■ SHORT TASK ■
All of the data that follows should be retyped exactly, please, except the pictures.

**** DATA SECTION

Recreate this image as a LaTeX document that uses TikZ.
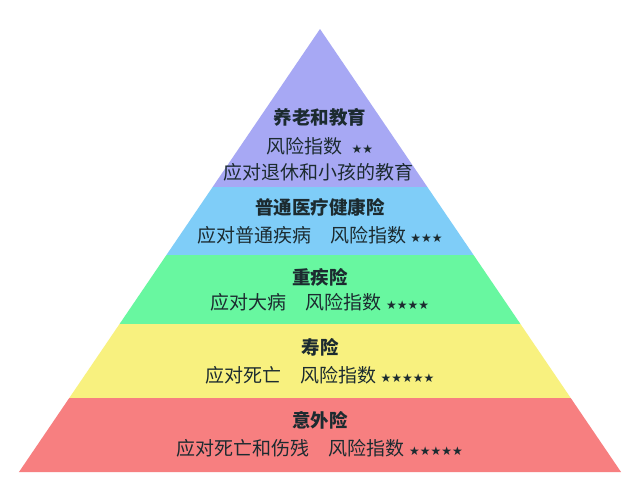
\documentclass[tikz,border=0pt]{standalone}
\usepackage{fontspec}
\newfontfamily\cjk{Noto Sans CJK SC}
\newfontfamily\sym{DejaVu Sans}
\definecolor{cpur}{HTML}{A7A8F4}
\definecolor{cblu}{HTML}{7FCDF8}
\definecolor{cgrn}{HTML}{68F7A0}
\definecolor{cyel}{HTML}{F8F17F}
\definecolor{cred}{HTML}{F77F80}
\definecolor{ctxt}{HTML}{1C2B30}
\begin{document}
\begin{tikzpicture}[x=1pt,y=-1pt,
  ttl/.style={text=ctxt,font=\cjk\bfseries\fontsize{18.5}{20}\selectfont,inner sep=0pt},
  ln/.style={text=ctxt,font=\cjk\fontsize{19}{21}\selectfont,inner sep=0pt}]
\useasboundingbox (0,0) rectangle (640,501);
\fill[white] (0,0) rectangle (640,501);
\foreach \ya/\yb/\c in {29/187/cpur,187/255/cblu,255/324/cgrn,324/398/cyel,398/472/cred}{
  \fill[\c] ({320-(\ya-29)*0.6795},\ya) -- ({320+(\ya-29)*0.6795},\ya) -- ({320+(\yb-29)*0.6795},\yb) -- ({320-(\yb-29)*0.6795},\yb) -- cycle;
}
\newcommand{\stars}[1]{{\sym\fontsize{12}{12}\selectfont #1}}
\node[ttl] (t1) at (320,117) {养老和教育};
\node[ln] (l1a) at (320,146) {风险指数\ \ \stars{★★}};
\node[ln] (l1b) at (318,172) {应对退休和小孩的教育};
\node[ttl] (t2) at (320,207) {普通医疗健康险};
\node[ln] (l2) at (320,235) {应对普通疾病\quad 风险指数\ \stars{★★★}};
\node[ttl] (t3) at (320,277) {重疾险};
\node[ln] (l3) at (320,302) {应对大病\quad 风险指数\ \stars{★★★★}};
\node[ttl] (t4) at (320,347) {寿险};
\node[ln] (l4) at (320,375) {应对死亡\quad 风险指数\ \stars{★★★★★}};
\node[ttl] (t5) at (320,420) {意外险};
\node[ln] (l5) at (320,448) {应对死亡和伤残\quad 风险指数\ \stars{★★★★★}};
\end{tikzpicture}
\end{document}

********

■ COMPLETED EXERCISE ■
Recreate this image as a LaTeX document that uses TikZ.
\documentclass[tikz,border=0pt]{standalone}
\usepackage{fontspec}
\newfontfamily\cjk{Noto Sans CJK SC}
\newfontfamily\sym{DejaVu Sans}
\definecolor{cpur}{HTML}{A7A8F4}
\definecolor{cblu}{HTML}{7FCDF8}
\definecolor{cgrn}{HTML}{68F7A0}
\definecolor{cyel}{HTML}{F8F17F}
\definecolor{cred}{HTML}{F77F80}
\definecolor{ctxt}{HTML}{1C2B30}
\begin{document}
\begin{tikzpicture}[x=1pt,y=-1pt,
  ttl/.style={text=ctxt,font=\cjk\bfseries\fontsize{18.5}{20}\selectfont,inner sep=0pt},
  ln/.style={text=ctxt,font=\cjk\fontsize{19}{21}\selectfont,inner sep=0pt}]
\useasboundingbox (0,0) rectangle (640,501);
\fill[white] (0,0) rectangle (640,501);
\foreach \ya/\yb/\c in {29/187/cpur,187/255/cblu,255/324/cgrn,324/398/cyel,398/472/cred}{
  \fill[\c] ({320-(\ya-29)*0.6795},\ya) -- ({320+(\ya-29)*0.6795},\ya) -- ({320+(\yb-29)*0.6795},\yb) -- ({320-(\yb-29)*0.6795},\yb) -- cycle;
}
\newcommand{\stars}[1]{{\sym\fontsize{12}{12}\selectfont #1}}
\node[ttl] (t1) at (320,117) {养老和教育};
\node[ln] (l1a) at (320,146) {风险指数\ \ \stars{★★}};
\node[ln] (l1b) at (318,172) {应对退休和小孩的教育};
\node[ttl] (t2) at (320,207) {普通医疗健康险};
\node[ln] (l2) at (320,235) {应对普通疾病\quad 风险指数\ \stars{★★★}};
\node[ttl] (t3) at (320,277) {重疾险};
\node[ln] (l3) at (320,302) {应对大病\quad 风险指数\ \stars{★★★★}};
\node[ttl] (t4) at (320,347) {寿险};
\node[ln] (l4) at (320,375) {应对死亡\quad 风险指数\ \stars{★★★★★}};
\node[ttl] (t5) at (320,420) {意外险};
\node[ln] (l5) at (320,448) {应对死亡和伤残\quad 风险指数\ \stars{★★★★★}};
\end{tikzpicture}
\end{document}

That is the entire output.